§ **WHAT TO WORK ON**:
Reproduce the material below line by line, beginning with its first line and ending with the line that contains "65, 70, 75];"; leave out pictures.

§ **DATA PROVIDED**:
* start *
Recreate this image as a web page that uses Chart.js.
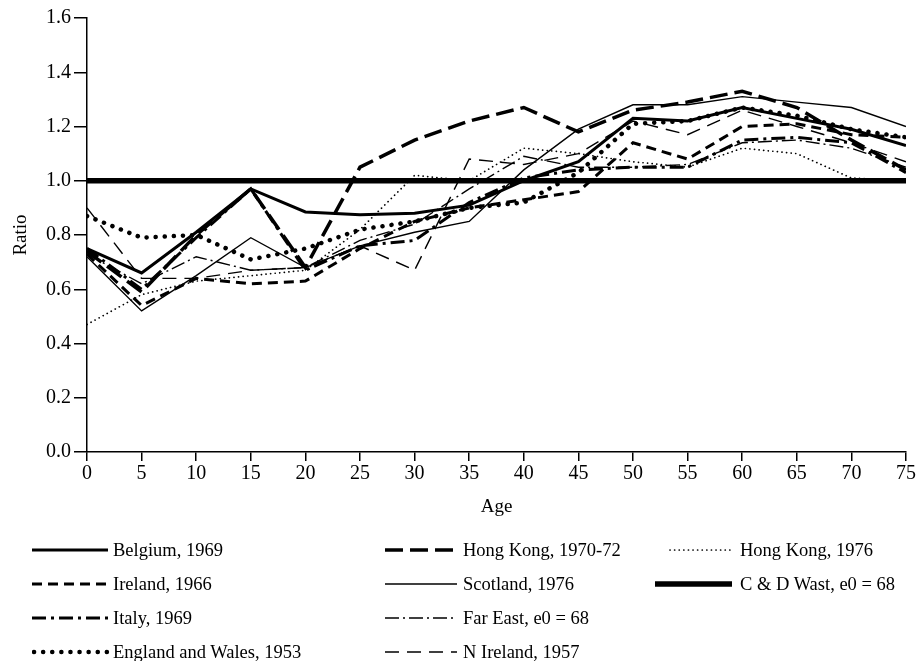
<!DOCTYPE html>
<html>
<head>
<meta charset="utf-8">
<script src="https://cdn.jsdelivr.net/npm/chart.js@4"></script>
<style>
  html, body { margin: 0; padding: 0; background: #fff; }
  #wrap { position: relative; width: 921px; height: 661px; }
  #c { position: absolute; left: 0; top: 0; }
  #legend { position: absolute; left: 0; top: 0; width: 921px; height: 661px;
            font-family: "Liberation Serif", "Times New Roman", serif; font-size: 18.5px; color: #000; }
  .item { position: absolute; height: 22px; line-height: 22px; white-space: nowrap; }
  .item svg { position: absolute; top: 0; }
  .item span { position: absolute; top: 0; }
</style>
</head>
<body>
<div id="wrap">
  <canvas id="c" width="921" height="661"></canvas>
  <div id="legend"></div>
</div>
<script>
// Age groups on the x axis
const ages = [0, 5, 10, 15, 20, 25, 30, 35, 40, 45, 50, 55, 60, 65, 70, 75];

// Ratio of observed to model mortality, by age
const belgium1969   = [0.75, 0.66, 0.81, 0.97, 0.885, 0.875, 0.88, 0.91, 1.00, 1.07, 1.23, 1.22, 1.27, 1.23, 1.19, 1.13];
const hongKong7072  = [0.74, 0.59, 0.80, 0.97, 0.68, 1.05, 1.15, 1.22, 1.27, 1.18, 1.26, 1.29, 1.33, 1.27, 1.15, 1.04];
const hongKong1976  = [0.47, 0.58, 0.63, 0.65, 0.67, 0.82, 1.02, 1.00, 1.12, 1.10, 1.07, 1.05, 1.12, 1.10, 1.01, 1.00];
const ireland1966   = [0.73, 0.54, 0.64, 0.62, 0.63, 0.75, 0.85, 0.90, 0.93, 0.96, 1.14, 1.08, 1.20, 1.21, 1.17, 1.16];
const scotland1976  = [0.72, 0.52, 0.65, 0.79, 0.68, 0.76, 0.81, 0.85, 1.04, 1.19, 1.28, 1.28, 1.31, 1.29, 1.27, 1.20];
const cdWast68      = [1.00, 1.00, 1.00, 1.00, 1.00, 1.00, 1.00, 1.00, 1.00, 1.00, 1.00, 1.00, 1.00, 1.00, 1.00, 1.00];
const italy1969     = [0.75, 0.60, 0.79, 0.97, 0.67, 0.76, 0.78, 0.92, 1.01, 1.04, 1.05, 1.05, 1.15, 1.16, 1.14, 1.03];
const farEast68     = [0.73, 0.62, 0.72, 0.67, 0.68, 0.78, 0.84, 0.97, 1.09, 1.05, 1.05, 1.06, 1.14, 1.15, 1.12, 1.05];
const englandWales1953 = [0.87, 0.79, 0.80, 0.71, 0.75, 0.82, 0.85, 0.90, 0.92, 1.03, 1.21, 1.22, 1.27, 1.24, 1.19, 1.16];
const nIreland1957  = [0.90, 0.64, 0.64, 0.67, 0.68, 0.76, 0.67, 1.08, 1.06, 1.10, 1.22, 1.17, 1.26, 1.20, 1.14, 1.07];

// Axis tick values
const yTicks = [0, 0.2, 0.4, 0.6, 0.8, 1.0, 1.2, 1.4, 1.6];
const xTicks = ages;

const FONT = '"Liberation Serif", "Times New Roman", serif';

// Line styles and legend placement for each series
const series = [
  { label: 'Belgium, 1969',            data: belgium1969,      width: 3,   dash: [],            cap: 'butt',  col: 0, row: 0 },
  { label: 'Hong Kong, 1970-72',       data: hongKong7072,     width: 3.5, dash: [18, 7],       cap: 'butt',  col: 1, row: 0 },
  { label: 'Hong Kong, 1976',          data: hongKong1976,     width: 1.7, dash: [0.1, 4.5],    cap: 'round', col: 2, row: 0 },
  { label: 'Ireland, 1966',            data: ireland1966,      width: 3,   dash: [10, 6],       cap: 'butt',  col: 0, row: 1 },
  { label: 'Scotland, 1976',           data: scotland1976,     width: 1.4, dash: [],            cap: 'butt',  col: 1, row: 1 },
  { label: 'C & D Wast, e0 = 68',      data: cdWast68,         width: 5.5, dash: [],            cap: 'butt',  col: 2, row: 1 },
  { label: 'Italy, 1969',              data: italy1969,        width: 3,   dash: [14, 5, 3, 5], cap: 'butt',  col: 0, row: 2 },
  { label: 'Far East, e0 = 68',        data: farEast68,        width: 1.4, dash: [14, 4, 2, 4], cap: 'butt',  col: 1, row: 2 },
  { label: 'England and Wales, 1953',  data: englandWales1953, width: 4.5, dash: [0.1, 9],      cap: 'round', col: 0, row: 3 },
  { label: 'N Ireland, 1957',          data: nIreland1957,     width: 1.4, dash: [14, 8],       cap: 'butt',  col: 1, row: 3 }
];

const datasets = series.map(s => ({
  label: s.label,
  data: ages.map((a, i) => ({ x: a, y: s.data[i] })),
  borderColor: '#000',
  backgroundColor: '#000',
  borderWidth: s.width,
  borderDash: s.dash,
  borderCapStyle: s.cap,
  borderJoinStyle: 'miter',
  pointRadius: 0,
  fill: false,
  tension: 0
}));

new Chart(document.getElementById('c'), {
  type: 'line',
  data: { datasets },
  options: {
    responsive: false,
    animation: false,
    devicePixelRatio: 1,
    layout: { padding: { left: 0, right: 15, top: 18, bottom: 139 } },
    plugins: { legend: { display: false }, tooltip: { enabled: false } },
    scales: {
      x: {
        type: 'linear', min: 0, max: 75,
        afterBuildTicks: s => { s.ticks = xTicks.map(v => ({ value: v })); },
        afterFit: s => { s.height = 70; },
        ticks: { color: '#000', font: { family: FONT, size: 20 }, padding: 1, maxRotation: 0, autoSkip: false },
        grid: { display: true, drawOnChartArea: false, drawTicks: true, tickLength: 9, color: '#000', lineWidth: 1.5 },
        border: { display: true, color: '#000', width: 1.5 },
        title: { display: true, text: 'Age', color: '#000', font: { family: FONT, size: 19 }, padding: { top: 0, bottom: 4 } }
      },
      y: {
        min: 0, max: 1.6,
        afterBuildTicks: s => { s.ticks = yTicks.map(v => ({ value: v })); },
        afterFit: s => { s.width = 87; },
        ticks: { color: '#000', font: { family: FONT, size: 20 }, padding: 3, callback: v => v.toFixed(1) },
        grid: { display: true, drawOnChartArea: false, drawTicks: true, tickLength: 13, color: '#000', lineWidth: 1.5 },
        border: { display: true, color: '#000', width: 1.5 },
        title: { display: true, text: 'Ratio', color: '#000', font: { family: FONT, size: 19 }, padding: { top: 10, bottom: 0 } }
      }
    }
  }
});

// Legend: three columns of line samples with their labels
const colSample = [[32, 108], [385, 457], [668, 732]];
const colText = [113, 463, 740];
const rowY = [550, 584, 618, 652];
const legend = document.getElementById('legend');
series.forEach(s => {
  const item = document.createElement('div');
  item.className = 'item';
  item.style.left = '0px';
  item.style.top = (rowY[s.row] - 11) + 'px';
  item.style.width = '921px';
  let [x0, x1] = colSample[s.col];
  if (s.label.startsWith('C & D')) x0 = 655;
  const svgNS = 'http://www.w3.org/2000/svg';
  const svg = document.createElementNS(svgNS, 'svg');
  svg.setAttribute('width', x1 - x0 + 10);
  svg.setAttribute('height', 22);
  svg.style.left = x0 + 'px';
  const ln = document.createElementNS(svgNS, 'line');
  ln.setAttribute('x1', s.cap === 'round' ? 2 : 0);
  ln.setAttribute('x2', x1 - x0);
  ln.setAttribute('y1', 11);
  ln.setAttribute('y2', 11);
  ln.setAttribute('stroke', '#000');
  ln.setAttribute('stroke-width', s.width);
  ln.setAttribute('stroke-linecap', s.cap);
  if (s.dash.length) ln.setAttribute('stroke-dasharray', s.dash.join(' '));
  svg.appendChild(ln);
  const txt = document.createElement('span');
  txt.textContent = s.label;
  txt.style.left = colText[s.col] + 'px';
  item.appendChild(svg);
  item.appendChild(txt);
  legend.appendChild(item);
});
</script>
</body>
</html>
* end *
§ **OUTPUT BELOW**:
Recreate this image as a web page that uses Chart.js.
<!DOCTYPE html>
<html>
<head>
<meta charset="utf-8">
<script src="https://cdn.jsdelivr.net/npm/chart.js@4"></script>
<style>
  html, body { margin: 0; padding: 0; background: #fff; }
  #wrap { position: relative; width: 921px; height: 661px; }
  #c { position: absolute; left: 0; top: 0; }
  #legend { position: absolute; left: 0; top: 0; width: 921px; height: 661px;
            font-family: "Liberation Serif", "Times New Roman", serif; font-size: 18.5px; color: #000; }
  .item { position: absolute; height: 22px; line-height: 22px; white-space: nowrap; }
  .item svg { position: absolute; top: 0; }
  .item span { position: absolute; top: 0; }
</style>
</head>
<body>
<div id="wrap">
  <canvas id="c" width="921" height="661"></canvas>
  <div id="legend"></div>
</div>
<script>
// Age groups on the x axis
const ages = [0, 5, 10, 15, 20, 25, 30, 35, 40, 45, 50, 55, 60, 65, 70, 75];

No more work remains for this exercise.